Why is manufacturing an aluminum PCB different from FR-4?

The circuit-imaging steps are similar, but the mechanical steps diverge. Drilling and routing a metal base generates heat and burrs and needs different tooling and feeds; the thermally conductive dielectric must not be cracked or smeared into holes; and because most aluminum PCBs are single-sided, the holes are not plated through the metal base. Even handling the panel without denting the aluminum is part of the process.

Why is the dielectric layer so important in an aluminum PCB?

The dielectric must insulate the copper from the aluminum while conducting heat between them, and those goals conflict. A thinner dielectric conducts heat better but withstands less voltage, so its type and thickness are matched to the board’s power dissipation and working voltage — the central design decision in a metal-core board.

Are aluminum PCBs single-layer or multilayer?

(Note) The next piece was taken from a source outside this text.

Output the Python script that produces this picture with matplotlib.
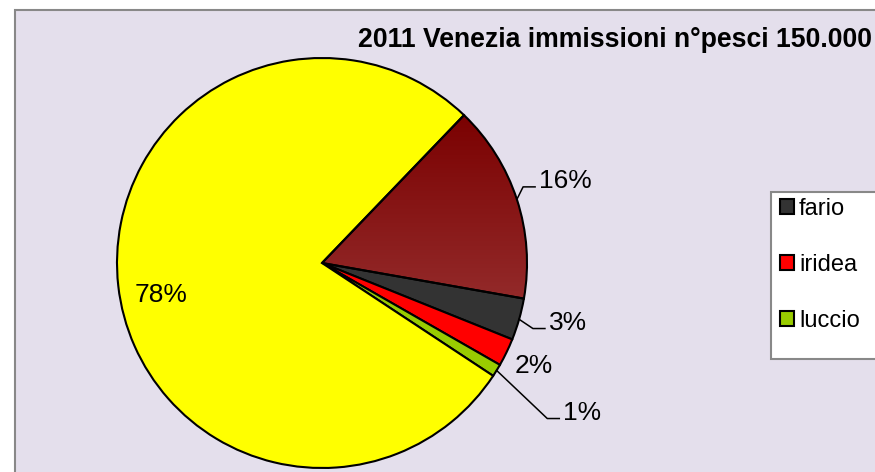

Most aluminum PCBs are single-layer, with one copper circuit layer over the dielectric and aluminum base. Multilayer aluminum constructions exist for more complex designs but are less common and more involved to manufacture.

Where are aluminum PCBs used?

Anywhere heat must be removed from a compact board: LED lighting and modules, power supplies and converters, motor drives, automotive electronics, and similar power-dense applications where FR-4 would run too hot.

Can holes be plated through an aluminum PCB?

In a standard single-sided aluminum PCB the holes are not plated through the metal base, since the aluminum is a conductive base rather than an inner layer. Designs that need plated through-holes use different metal-core or multilayer constructions.

What surface finishes are available on aluminum PCBs?

The common finishes are HASL, ENIG, and OSP, chosen for solderability, shelf life, flatness, and cost in the same way as on FR-4. ENIG suits fine-pitch and flat-pad requirements, while HASL is economical for general work.